Desde 1989, o grupo de pesquisas ligado ao Fumdham vem buscando atuar na formação da população local de modo a poder ocupar os postos de serviço gerados pela exploração turística dos sítios. Para tanto, criaram escolas e oferecem diversos cursos para formação de guias, guarda-parques e técnicos que atuam nas diferentes atividades desenvolvidas no museu. "Nosso objetivo é fazer com que o turismo traga para região um desenvolvimento econômico e social de modo a diminuir a pressão antrópica no local", explica a diretora do parque e coordenadora do museu, Niède Guidon.

O envolvimento da comunidade com os pesquisadores do Fundham desde o início das pesquisas propiciou a criação de empregos para parte da população. Existem hoje os "arqueólogos mirins", adolescentes da escolas da região que durante as férias trabalham com a equipe; técnicos em conservação de pinturas rupestres; mateiros que acompanham botânicos e zoólogos nas pesquisas pela região; e técnicos em diversas tarefas da informática, como tratamento da imagem, alimentação de banco de dados sobre o Parque Nacional e região.

Dificuldades de envolver a comunidade
Vários fatores contribuem para que o envolvimento das comunidades locais nas atividades de pesquisa e exploração dos sítios arqueológicos no Brasil não seja uma tarefa simples. A ausência de um vínculo histórico direto entre os grupos pré-históricos encontrados e a sociedade atual é uma das dificuldades mais características do território brasileiro.
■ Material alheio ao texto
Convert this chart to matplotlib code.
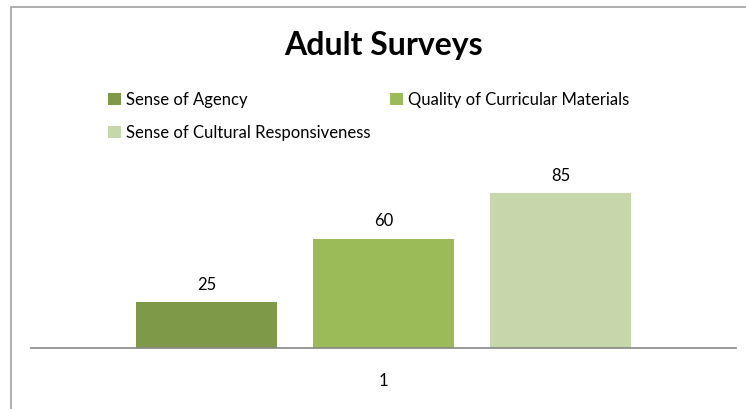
import matplotlib.pyplot as plt
from matplotlib.patches import Rectangle

plt.rcParams['font.family'] = ['Lato', 'DejaVu Sans']

categories = ["1"]
series = ["Sense of Agency", "Quality of Curricular Materials", "Sense of Cultural Responsiveness"]
values = [25, 60, 85]
colors = ["#7E9A48", "#9BBB59", "#C6D7AB"]

W, H = 746, 409
fig = plt.figure(figsize=(W / 100, H / 100), dpi=100)

# outer chart border (right/bottom edges cut off in the reference)
fig.patches.append(Rectangle((11 / W, -0.5), 2, (H - 7) / H + 0.5, transform=fig.transFigure,
                             fill=False, edgecolor="#A0A0A0", linewidth=1.2))

ax = fig.add_axes([31 / W, (H - 348) / H, 705 / W, 188 / H])
offsets = [-0.251, 0, 0.251]
handles = []
for name, v, c, off in zip(series, values, colors, offsets):
    b = ax.bar(0 + off, v, width=0.2, color=c, label=name)
    handles.append(b)
    ax.text(0 + off, v + 5, str(v), ha="center", va="bottom", fontsize=12, color="#000000")

ax.set_xlim(-0.5, 0.5)
ax.set_ylim(0, 188 / 1.8235)
ax.set_xticks([0])
ax.set_xticklabels(categories, fontsize=12)
ax.tick_params(axis="x", length=0, pad=18)
ax.set_yticks([])
for s in ["top", "right", "left"]:
    ax.spines[s].set_visible(False)
ax.spines["bottom"].set_color("#868686")
ax.spines["bottom"].set_linewidth(1.2)

fig.text(383 / W, 1 - 45 / H, "Adult Surveys", ha="center", va="center",
         fontsize=23, fontweight="bold")

order = [0, 2, 1]
fig.legend([handles[i] for i in order], [series[i] for i in order], ncol=2,
           loc="upper left", bbox_to_anchor=(93 / W, 1 - 77 / H), frameon=False,
           fontsize=12, handlelength=0.75, handleheight=0.75, handletextpad=0.3,
           columnspacing=1.2, labelspacing=1.0)

fig.savefig("out.png", dpi=100)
Outro problema, são os sítios que impedem ou dificultam a construção de empreendimentos ou a exploração econômica da área e que passam a ser vistos de forma negativa pela população. São exemplos desses sítios aqueles encontrados em grutas calcárias, os sambaquis, os localizados em áreas de lavouras e os aterros do Pantanal.
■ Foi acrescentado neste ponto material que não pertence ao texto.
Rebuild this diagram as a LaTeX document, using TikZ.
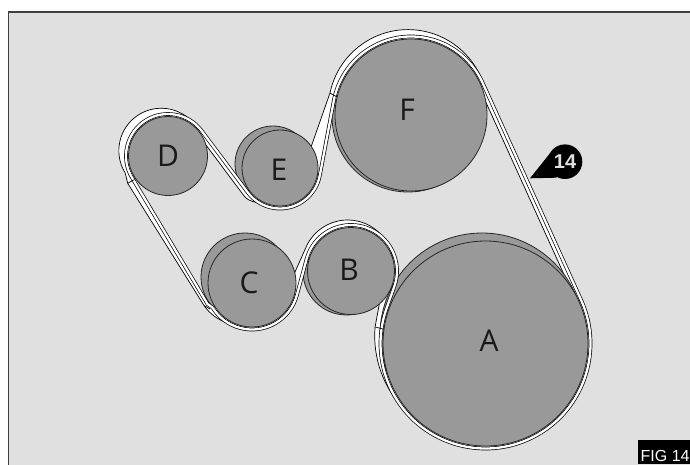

No sítio Vale dos Sonhos, localizado em zona urbana de baixa renda de Goiânia, por exemplo, é um desafio falar do valor científico e cultural das urnas funerárias humanas encontradas para uma população que não têm nem mesmo saneamento básico ou escolas públicas nas proximidades. Além disso, a descoberta do sítio também tem provocado transtornos à população já que a pesquisa não foi concluída e, por isso, a área ainda se encontra embargada pelo Iphan. Segundo Viana, os pesquisadores aguardam verbas para a conclusão dos trabalhos de pesquisa necessários para a liberação da área para a construção das casas dos moradores locais, que vivem precariamente em casas improvisadas.

(AP e SD)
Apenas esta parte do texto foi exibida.